El mandatario también incitó a sus seguidores a la violencia, alentándoles a caminar los cerca de 2 kilómetros hasta el Congreso y a cruzar sus puertas para darles una lección a «los demócratas y a los republicanos débiles». Distancia suficiente para dispersar la multitud de los miles de manifestantes que asistieron a su discurso y para acrecentar los ánimos caldeados de los cientos de ellos que decidieron continuar.
Ese otro grupo reducido, cientos de seguidores pro-Trump armados y exaltados, llegó hasta el final de la Avenida Pensilvania. A las puertas del Capitolio. Durante cerca de 90 minutos, derribaron vallas, atacaron a la policía y terminaron escalando muros y entrando al interior del Congreso por la fuerza. El acto vandálico de unos pocos provocó el cierre de emergencia del Capitolio mientras los legisladores se encontraban en plena sesión.
Hasta el día siguiente no se supo que los manifestantes usaron armas, bombas caseras y hasta cócteles molotov para forzar la entrada pasando por alto a los oficiales con equipo completo antidisturbios, gritándoles «traidores» por hacer su trabajo. Aunque el Ejecutivo, para sorpresa de todos, tardó horas en ordenar refuerzos y desplegar la Guardia Nacional, encargada de poner orden en los casos de emergencia. Fue el vicepresidente Mike Pence quien, finalmente, dio al Pentágono la orden de actuación.
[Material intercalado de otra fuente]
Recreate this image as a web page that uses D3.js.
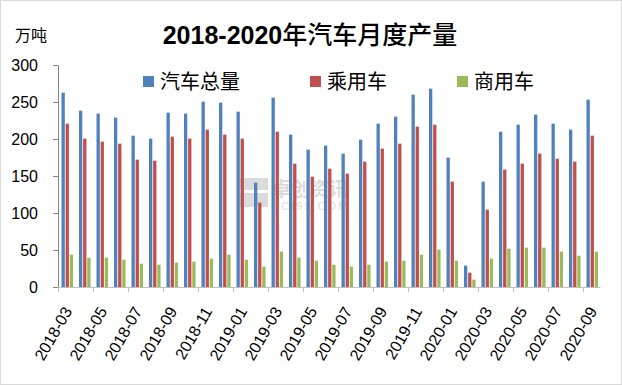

Para cuando los agentes llegaron era tan tarde que los 2.000 soldados de la Guardia Nacional de la capital no dieron abasto y tuvieron que acudir a la ayuda sus vecinos estados de Maryland y Virginia para poner fin a la batalla campal del Capitolio.
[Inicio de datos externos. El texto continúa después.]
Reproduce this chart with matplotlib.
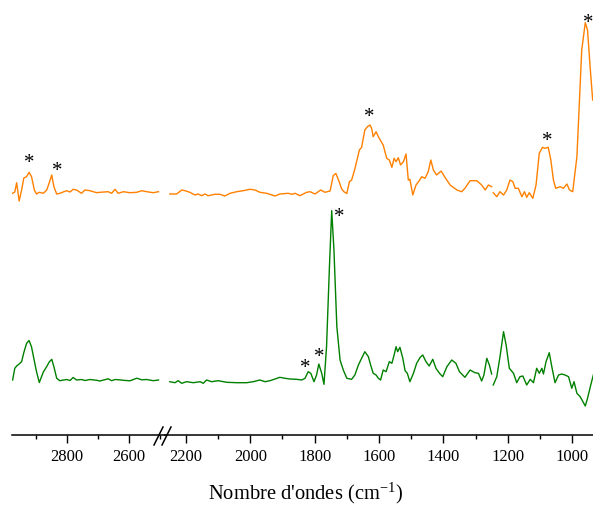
import numpy as np
import matplotlib
matplotlib.use("Agg")
import matplotlib.pyplot as plt
from matplotlib.lines import Line2D

plt.rcParams['font.family'] = ['Liberation Serif', 'DejaVu Serif']
plt.rcParams['mathtext.fontset'] = 'custom'
plt.rcParams['mathtext.rm'] = 'Liberation Serif'
plt.rcParams['mathtext.it'] = 'Liberation Serif:italic'

nan = np.nan

# ---------------- data (wavenumber cm-1, intensity a.u.) ----------------
wn_left = [2975, 2968, 2962, 2954, 2946, 2939, 2930, 2922, 2914, 2905,
           2898, 2889, 2876, 2865, 2857, 2849, 2842, 2833, 2823, 2801,
           2790, 2780, 2769, 2753, 2742, 2726, 2704, 2694, 2667, 2656,
           2645, 2635, 2618, 2597, 2575, 2559, 2543, 2522, 2505]
orange_left = [241.7, 243, 252.3, 234, 245, 257, 258.3, 262.7, 258.3, 245,
               241, 242.7, 241.7, 245, 252.3, 260, 248.3, 241, 241.7, 244.3,
               243, 245.7, 245, 241.7, 245, 244.3, 242.3, 242.7, 243.3, 241.7,
               245.7, 241.7, 243.3, 242.3, 242.7, 244.3, 243.3, 242.3, 243.3]
green_left = [55, 66.7, 69, 71, 73.3, 82.3, 91.7, 94.5, 88, 74,
              63.3, 52.5, 63, 68.5, 73, 75.7, 68.3, 56.7, 54.3, 55.5,
              54.5, 57.5, 55, 55.5, 54.5, 55.5, 54.7, 54, 56.2, 54.3,
              55.5, 55.3, 54.7, 54.2, 56.8, 55.2, 55.5, 54.3, 55]

wn_orange_right = [2250, 2229, 2213, 2203, 2188, 2172, 2162, 2151, 2141, 2131,
                   2110, 2094, 2079, 2063, 2042, 2022, 2001, 1985, 1970, 1949,
                   1923, 1908, 1882, 1871, 1861, 1846, 1825, 1814, 1799, 1781,
                   1768, 1752, 1742, 1734, 1724, 1716, 1709, 1700, 1692, 1685,
                   1675, 1661, 1654, 1644, 1636, 1628, 1623, 1618, 1609, 1602,
                   1595, 1587, 1576, 1568, 1560, 1553, 1547, 1540, 1533, 1524,
                   1516, 1509, 1504, 1495, 1485, 1475, 1467, 1457, 1447, 1439,
                   1431, 1421, 1407, 1395, 1379, 1358, 1343, 1333, 1317, 1296,
                   1281, 1270, 1260, 1250, 1248, 1245, 1234, 1224, 1213, 1203,
                   1193, 1184, 1177, 1167, 1156, 1148, 1141, 1133, 1122, 1112,
                   1102, 1092, 1084, 1074, 1066, 1058, 1051, 1037, 1027, 1016,
                   1008, 998, 985, 977, 970, 959, 952, 944, 936]
orange_right = [241, 241, 245, 244.3, 242.7, 240, 241, 239.3, 241, 239.3,
                240.7, 240.7, 239, 241.7, 243.3, 244.3, 245.7, 245, 242.7, 241.7,
                239, 241, 241.7, 240.7, 241.7, 239.3, 242.7, 243.3, 241, 245,
                242.7, 244, 259.5, 261.5, 253.5, 246, 243.3, 241.5, 253.3, 255,
                266, 285, 287.7, 305, 308.3, 310, 306.7, 298.3, 303.3, 298.3,
                294.3, 290, 276.7, 275, 267.7, 276.7, 273.3, 277.3, 270, 273.3,
                281, 255, 255.7, 240, 250, 254.3, 258.3, 256.7, 263.3, 275,
                265, 260, 264, 257.7, 250, 245, 243.3, 246.7, 254.3, 254.3,
                250, 245, 250, 248.3, nan, 242.3, 238.3, 243.3, 240, 245,
                255, 253.3, 246.7, 246.7, 238.3, 243.3, 237.7, 242.3, 236.7, 250,
                281.7, 287.7, 286.7, 287.7, 275, 255, 246.7, 248.3, 246.7, 251,
                245, 243.3, 278.3, 335, 385, 412.3, 405, 368.3, 335]

wn_green_right = [2250, 2234, 2224, 2213, 2198, 2177, 2156, 2146, 2136, 2120,
                  2100, 2073, 2042, 2011, 1991, 1970, 1954, 1939, 1923, 1908,
                  1892, 1877, 1856, 1840, 1830, 1820, 1812, 1802, 1794, 1787,
                  1778, 1771, 1763, 1754, 1747, 1740, 1731, 1721, 1711, 1700,
                  1685, 1675, 1664, 1654, 1644, 1633, 1626, 1618, 1609, 1602,
                  1595, 1587, 1578, 1568, 1560, 1553, 1547, 1542, 1535, 1526,
                  1519, 1512, 1504, 1493, 1483, 1472, 1464, 1454, 1444, 1433,
                  1423, 1412, 1402, 1389, 1374, 1361, 1350, 1333, 1317, 1302,
                  1291, 1281, 1274, 1265, 1257, 1250, 1248, 1245, 1234, 1224,
                  1213, 1205, 1195, 1182, 1172, 1162, 1153, 1141, 1130, 1120,
                  1110, 1102, 1094, 1089, 1081, 1071, 1063, 1053, 1042, 1032,
                  1022, 1011, 1001, 994, 985, 975, 968, 959, 952, 942, 934]
green_right = [53.3, 52.3, 54.3, 51.7, 53.3, 52.3, 53.3, 51.7, 55, 53.3,
               54.3, 52.7, 52.3, 52.3, 53.3, 55, 53.3, 54.3, 56, 57.7,
               56.7, 56, 55.7, 55, 56.7, 63.3, 61.7, 53.3, 60, 71,
               61.7, 50.7, 88.3, 168.3, 224.3, 185, 108.3, 75, 65, 56.7,
               55.7, 60, 70, 76.7, 83.3, 78.3, 70, 61.7, 60, 56.7,
               55, 65, 63.3, 73.3, 71.7, 80, 88.3, 83.3, 87.7, 76.7,
               64.3, 61.7, 53.3, 61.7, 71.7, 77.7, 80, 73.3, 69, 75.7,
               66.7, 61.7, 58.3, 68.3, 75, 71.7, 63.3, 57.7, 65, 62.3,
               61.7, 54, 60, 76.7, 70, 61, nan, 50, 58.3, 78.3,
               103.3, 90, 66.7, 61.7, 52.3, 58.3, 59, 50, 55.7, 52.3,
               66.7, 61.7, 66.7, 61, 73.3, 82.3, 68.3, 52.3, 60, 61,
               60, 58.3, 46.7, 53.3, 41.7, 38.3, 34.3, 29, 36.7, 50, 60]

star_orange_wn = [2923, 2831, 1630, 1077, 950]
star_orange_y = [272, 264, 317, 293, 412]
star_green_wn = [1830, 1786, 1724]
star_green_y = [66.5, 78, 217]

major_left = [2800, 2600]
minor_left = [2900, 2700, 2500]
major_right = [2200, 2000, 1800, 1600, 1400, 1200, 1000]
minor_right = [2100, 1900, 1700, 1500, 1300, 1100]

ORANGE = '#ff8000'
GREEN = '#008000'

# ---------------- figure ----------------
W, H = 593, 505
fig = plt.figure(figsize=(W / 100, H / 100), dpi=100)
x_break = 165
ax1 = fig.add_axes([12 / W, 70 / H, (x_break - 12) / W, 435 / H])
ax2 = fig.add_axes([x_break / W, 70 / H, (W - x_break) / W, 435 / H])

ax1.plot(wn_left, orange_left, color=ORANGE, lw=1.0)
ax1.plot(wn_left, green_left, color=GREEN, lw=1.0)
ax2.plot(wn_orange_right, orange_right, color=ORANGE, lw=1.0)
ax2.plot(wn_green_right, green_right, color=GREEN, lw=1.0)

ax1.set_xlim(2977, 2484)
ax2.set_xlim(2265, 935)
for ax in (ax1, ax2):
    ax.set_ylim(0, 435)
    for s in ('top', 'right', 'left'):
        ax.spines[s].set_visible(False)
    ax.spines['bottom'].set_linewidth(1.1)
    ax.set_yticks([])
    ax.patch.set_alpha(0)
    ax.tick_params(axis='x', which='major', direction='out', length=6,
                   width=1.0, labelsize=12, pad=4)
    ax.tick_params(axis='x', which='minor', direction='out', length=3,
                   width=1.0)

ax1.set_xticks(major_left)
ax1.set_xticks(minor_left, minor=True)
ax2.set_xticks(major_right)
ax2.set_xticks(minor_right, minor=True)

for wn, y in zip(star_orange_wn, star_orange_y):
    ax = ax1 if wn > 2400 else ax2
    ax.text(wn, y, '*', ha='center', va='center', fontsize=15, clip_on=False)
for wn, y in zip(star_green_wn, star_green_y):
    ax = ax1 if wn > 2400 else ax2
    ax.text(wn, y, '*', ha='center', va='center', fontsize=15, clip_on=False)

# axis break marks
for x0 in (154, 162):
    fig.add_artist(Line2D([x0 / W, (x0 + 9) / W],
                          [(H - 445) / H, (H - 427) / H],
                          color='black', lw=1.1))

fig.text(305 / W, (H - 493) / H, "Nombre d'ondes (cm$^{-1}$)",
         ha='center', va='center', fontsize=14.8)

fig.savefig('out.png', dpi=100)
Una vez desalojaron el Congreso de vándalos y peligros crecientes, la sesión formal pudo continuar. Pero el país, y el mundo entero, seguía entre consternado e incrédulo el mayor ataque al Capitolio sufrido en la historia reciente del país. La jornada de caos en Washington dejó escenas para el recuerdo. Mientras los senadores y congresistas que permanecieron en ambas cámaras tuvieron que hacerlo escondidos bajo sus asientos, la seguridad privada les facilitó máscaras de gas para defenderse de posibles ataques. Los asaltantes arrasaron con oficinas y todo el material urbano que encontraron a su paso, fotografiándose en lugares emblemáticos del edificio como el atril del Senado, la Cámara de Representantes o el escritorio de la oficina personal de su presidenta, Nancy Pelosi.
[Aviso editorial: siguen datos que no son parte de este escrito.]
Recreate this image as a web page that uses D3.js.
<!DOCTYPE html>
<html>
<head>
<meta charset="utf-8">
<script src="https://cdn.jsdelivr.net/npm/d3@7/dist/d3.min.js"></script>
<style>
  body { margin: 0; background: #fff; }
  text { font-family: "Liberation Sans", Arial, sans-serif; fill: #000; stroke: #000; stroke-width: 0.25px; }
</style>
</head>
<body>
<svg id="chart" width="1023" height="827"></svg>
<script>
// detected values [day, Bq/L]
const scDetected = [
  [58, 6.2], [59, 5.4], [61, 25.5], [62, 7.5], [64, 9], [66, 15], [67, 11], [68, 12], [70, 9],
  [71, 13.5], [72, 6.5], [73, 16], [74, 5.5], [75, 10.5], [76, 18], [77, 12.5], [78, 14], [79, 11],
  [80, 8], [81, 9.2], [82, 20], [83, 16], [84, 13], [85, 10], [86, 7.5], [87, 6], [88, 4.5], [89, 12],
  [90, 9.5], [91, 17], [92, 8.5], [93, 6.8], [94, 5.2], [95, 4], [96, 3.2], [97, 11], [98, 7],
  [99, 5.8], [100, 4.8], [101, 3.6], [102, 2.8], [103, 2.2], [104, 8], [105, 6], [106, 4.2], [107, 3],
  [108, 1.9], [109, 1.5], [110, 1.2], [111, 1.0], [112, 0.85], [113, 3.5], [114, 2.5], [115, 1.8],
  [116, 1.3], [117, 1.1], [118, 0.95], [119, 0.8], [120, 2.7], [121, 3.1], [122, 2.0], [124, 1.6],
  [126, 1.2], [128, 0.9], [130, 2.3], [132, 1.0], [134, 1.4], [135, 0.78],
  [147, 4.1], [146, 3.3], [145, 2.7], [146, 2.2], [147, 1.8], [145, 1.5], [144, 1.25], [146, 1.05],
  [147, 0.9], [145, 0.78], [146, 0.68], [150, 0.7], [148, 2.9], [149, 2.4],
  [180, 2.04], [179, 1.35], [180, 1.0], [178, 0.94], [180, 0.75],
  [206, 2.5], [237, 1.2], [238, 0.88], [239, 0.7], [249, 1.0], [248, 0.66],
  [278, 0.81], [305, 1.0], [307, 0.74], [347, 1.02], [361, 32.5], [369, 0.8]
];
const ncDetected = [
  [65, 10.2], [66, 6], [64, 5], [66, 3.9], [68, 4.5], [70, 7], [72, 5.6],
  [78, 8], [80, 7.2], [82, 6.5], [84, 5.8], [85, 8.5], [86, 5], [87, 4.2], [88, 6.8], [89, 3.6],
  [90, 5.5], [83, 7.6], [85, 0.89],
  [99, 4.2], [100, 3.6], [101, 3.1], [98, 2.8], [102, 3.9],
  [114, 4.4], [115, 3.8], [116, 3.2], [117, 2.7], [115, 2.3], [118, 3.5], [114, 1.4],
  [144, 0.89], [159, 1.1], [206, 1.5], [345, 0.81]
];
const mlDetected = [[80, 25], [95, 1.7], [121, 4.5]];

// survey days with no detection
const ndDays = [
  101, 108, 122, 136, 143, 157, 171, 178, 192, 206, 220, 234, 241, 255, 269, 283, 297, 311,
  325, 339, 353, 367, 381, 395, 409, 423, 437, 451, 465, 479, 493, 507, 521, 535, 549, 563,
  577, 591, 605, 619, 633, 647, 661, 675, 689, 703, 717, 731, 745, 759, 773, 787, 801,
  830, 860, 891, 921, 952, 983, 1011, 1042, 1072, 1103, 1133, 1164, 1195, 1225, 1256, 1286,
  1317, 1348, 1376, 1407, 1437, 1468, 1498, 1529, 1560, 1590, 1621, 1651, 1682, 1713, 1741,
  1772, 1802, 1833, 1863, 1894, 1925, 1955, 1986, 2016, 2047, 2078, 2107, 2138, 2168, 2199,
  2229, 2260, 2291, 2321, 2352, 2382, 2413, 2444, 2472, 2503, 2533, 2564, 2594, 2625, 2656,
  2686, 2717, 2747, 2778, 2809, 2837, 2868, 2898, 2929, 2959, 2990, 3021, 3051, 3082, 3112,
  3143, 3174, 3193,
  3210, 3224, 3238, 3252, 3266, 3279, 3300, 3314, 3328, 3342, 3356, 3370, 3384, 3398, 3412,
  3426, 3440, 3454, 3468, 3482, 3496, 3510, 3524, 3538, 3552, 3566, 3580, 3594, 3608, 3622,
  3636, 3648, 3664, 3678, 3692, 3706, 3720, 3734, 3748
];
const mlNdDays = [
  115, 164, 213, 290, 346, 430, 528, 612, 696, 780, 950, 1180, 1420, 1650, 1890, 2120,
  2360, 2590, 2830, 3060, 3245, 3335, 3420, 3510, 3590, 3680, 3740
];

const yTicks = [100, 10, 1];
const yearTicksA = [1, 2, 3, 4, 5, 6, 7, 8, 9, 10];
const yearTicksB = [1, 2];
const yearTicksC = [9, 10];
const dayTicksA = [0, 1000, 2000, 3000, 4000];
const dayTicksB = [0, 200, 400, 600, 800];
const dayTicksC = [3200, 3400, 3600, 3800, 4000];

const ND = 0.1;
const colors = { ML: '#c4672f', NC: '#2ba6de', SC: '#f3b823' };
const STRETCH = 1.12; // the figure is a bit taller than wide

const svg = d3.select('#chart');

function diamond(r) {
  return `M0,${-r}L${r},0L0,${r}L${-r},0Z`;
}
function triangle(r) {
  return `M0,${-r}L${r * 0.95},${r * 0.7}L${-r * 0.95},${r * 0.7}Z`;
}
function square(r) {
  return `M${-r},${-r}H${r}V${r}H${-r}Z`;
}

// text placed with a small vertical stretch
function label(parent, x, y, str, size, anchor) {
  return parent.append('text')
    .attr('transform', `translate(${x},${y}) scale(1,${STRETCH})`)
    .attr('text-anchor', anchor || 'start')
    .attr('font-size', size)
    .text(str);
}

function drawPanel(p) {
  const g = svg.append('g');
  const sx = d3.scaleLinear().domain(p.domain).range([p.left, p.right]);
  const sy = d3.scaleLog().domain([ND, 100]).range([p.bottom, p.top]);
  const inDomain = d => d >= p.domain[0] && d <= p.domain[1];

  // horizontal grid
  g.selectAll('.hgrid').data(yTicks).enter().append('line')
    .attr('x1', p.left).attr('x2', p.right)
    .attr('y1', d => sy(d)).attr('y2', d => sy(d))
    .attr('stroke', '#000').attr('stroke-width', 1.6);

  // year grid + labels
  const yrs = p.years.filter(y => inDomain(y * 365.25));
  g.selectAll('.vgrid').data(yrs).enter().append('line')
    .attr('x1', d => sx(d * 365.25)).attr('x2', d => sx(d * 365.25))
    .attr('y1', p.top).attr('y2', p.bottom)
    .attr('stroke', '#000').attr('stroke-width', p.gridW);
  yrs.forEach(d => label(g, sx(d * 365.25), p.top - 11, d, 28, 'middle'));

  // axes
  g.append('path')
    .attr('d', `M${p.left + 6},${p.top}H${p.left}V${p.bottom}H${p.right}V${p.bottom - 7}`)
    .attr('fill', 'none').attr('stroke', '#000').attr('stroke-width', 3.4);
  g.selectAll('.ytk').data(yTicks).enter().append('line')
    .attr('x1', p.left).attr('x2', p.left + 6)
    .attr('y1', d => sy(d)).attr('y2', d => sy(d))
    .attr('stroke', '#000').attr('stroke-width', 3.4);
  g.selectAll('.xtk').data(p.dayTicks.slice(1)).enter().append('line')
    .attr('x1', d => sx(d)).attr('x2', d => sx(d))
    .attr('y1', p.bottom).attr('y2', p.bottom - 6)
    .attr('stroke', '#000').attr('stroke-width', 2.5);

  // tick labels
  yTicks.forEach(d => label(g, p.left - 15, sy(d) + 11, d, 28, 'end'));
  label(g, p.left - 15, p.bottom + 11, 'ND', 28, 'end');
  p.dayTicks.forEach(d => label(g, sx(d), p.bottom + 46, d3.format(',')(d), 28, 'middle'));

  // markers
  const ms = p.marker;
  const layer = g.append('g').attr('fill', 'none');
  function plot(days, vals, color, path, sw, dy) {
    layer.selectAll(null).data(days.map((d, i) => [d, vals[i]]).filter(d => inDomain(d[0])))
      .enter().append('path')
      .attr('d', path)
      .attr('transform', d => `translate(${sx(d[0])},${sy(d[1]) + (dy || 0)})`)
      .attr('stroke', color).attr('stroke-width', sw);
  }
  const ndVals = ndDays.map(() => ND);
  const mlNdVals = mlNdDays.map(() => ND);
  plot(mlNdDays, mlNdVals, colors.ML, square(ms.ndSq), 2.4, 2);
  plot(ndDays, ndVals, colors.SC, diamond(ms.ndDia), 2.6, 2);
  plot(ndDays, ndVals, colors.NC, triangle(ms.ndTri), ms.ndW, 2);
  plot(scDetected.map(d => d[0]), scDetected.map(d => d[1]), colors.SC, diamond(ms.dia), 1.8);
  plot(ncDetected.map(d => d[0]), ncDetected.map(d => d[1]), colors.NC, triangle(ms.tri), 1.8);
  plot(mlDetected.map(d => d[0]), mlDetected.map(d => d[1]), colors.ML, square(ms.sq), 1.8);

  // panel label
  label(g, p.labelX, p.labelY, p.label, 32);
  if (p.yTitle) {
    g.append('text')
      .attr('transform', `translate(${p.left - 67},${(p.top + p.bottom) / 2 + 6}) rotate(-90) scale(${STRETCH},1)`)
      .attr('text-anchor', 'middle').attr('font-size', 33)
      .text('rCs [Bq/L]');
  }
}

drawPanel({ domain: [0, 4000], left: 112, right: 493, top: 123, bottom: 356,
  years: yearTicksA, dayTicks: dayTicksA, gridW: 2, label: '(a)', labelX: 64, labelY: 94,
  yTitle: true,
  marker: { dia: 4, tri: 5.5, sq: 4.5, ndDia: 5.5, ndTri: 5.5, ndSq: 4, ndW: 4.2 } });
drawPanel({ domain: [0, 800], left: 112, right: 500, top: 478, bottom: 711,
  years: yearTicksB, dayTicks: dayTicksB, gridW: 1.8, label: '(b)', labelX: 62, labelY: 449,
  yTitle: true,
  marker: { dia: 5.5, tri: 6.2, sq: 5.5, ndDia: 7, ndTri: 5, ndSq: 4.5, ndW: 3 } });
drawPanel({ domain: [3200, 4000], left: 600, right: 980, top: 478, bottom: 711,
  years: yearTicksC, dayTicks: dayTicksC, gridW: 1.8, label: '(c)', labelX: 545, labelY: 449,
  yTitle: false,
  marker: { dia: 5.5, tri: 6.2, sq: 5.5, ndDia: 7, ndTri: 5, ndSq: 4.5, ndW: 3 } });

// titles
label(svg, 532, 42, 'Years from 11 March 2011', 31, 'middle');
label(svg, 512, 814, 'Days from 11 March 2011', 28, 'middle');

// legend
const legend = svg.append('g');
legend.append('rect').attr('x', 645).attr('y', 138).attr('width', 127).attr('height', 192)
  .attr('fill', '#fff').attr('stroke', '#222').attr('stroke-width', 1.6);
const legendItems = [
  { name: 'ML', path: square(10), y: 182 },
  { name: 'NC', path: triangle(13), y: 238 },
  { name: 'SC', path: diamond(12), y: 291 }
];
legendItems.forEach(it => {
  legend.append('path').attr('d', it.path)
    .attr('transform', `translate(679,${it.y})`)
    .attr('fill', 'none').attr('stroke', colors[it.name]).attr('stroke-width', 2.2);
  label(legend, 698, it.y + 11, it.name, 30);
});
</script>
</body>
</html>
Los más afortunados, como el vicepresidente Mike Pence, pudieron ser evacuados a tiempo. El ataque sin precedentes en la sede del poder legislativo estadounidense deja en entredicho a los cargos responsables de dar órdenes y al sistema de seguridad del recinto, que en ocasiones habituales es, de por sí, más que suficiente. Incluso extremo, a juzgar por las dificultades para los propios funcionarios o medios acreditados de acceder a su interior. Pero el asalto perpetrado por cientos de seguidores de Trump, enfurecidos tras su discurso, hizo que en cuestión de minutos la capacidad de los agentes se desbordara, impidiéndoles actuar a tiempo o recibir el apoyo necesario.
Mientras, en el interior del Congreso, el caos sobrepasó a la policía, aunque armada, que fue incapaz de evitar la entrada de los manifestantes y detener los ánimos de los asaltantes. Entre banderas confederadas, indumentaria a favor de Trump e incluso uniformes militares y armas, arrasaron con todo lo que se encontraron por delante. Pasar por alto la seguridad en uno de los edificios más protegidos del mundo no esa algo fácil de entender. Es, en definitiva, el legado de Trump. Los últimos días –negros– de su mandato dejan un horizonte oscuro, empañado con mentiras, ataques y violencia. El Capitolio se inundaba, el día después, de pancartas con mensajes aclamando paz, unión y fe: «Somos uno» o «Dios bendiga a América».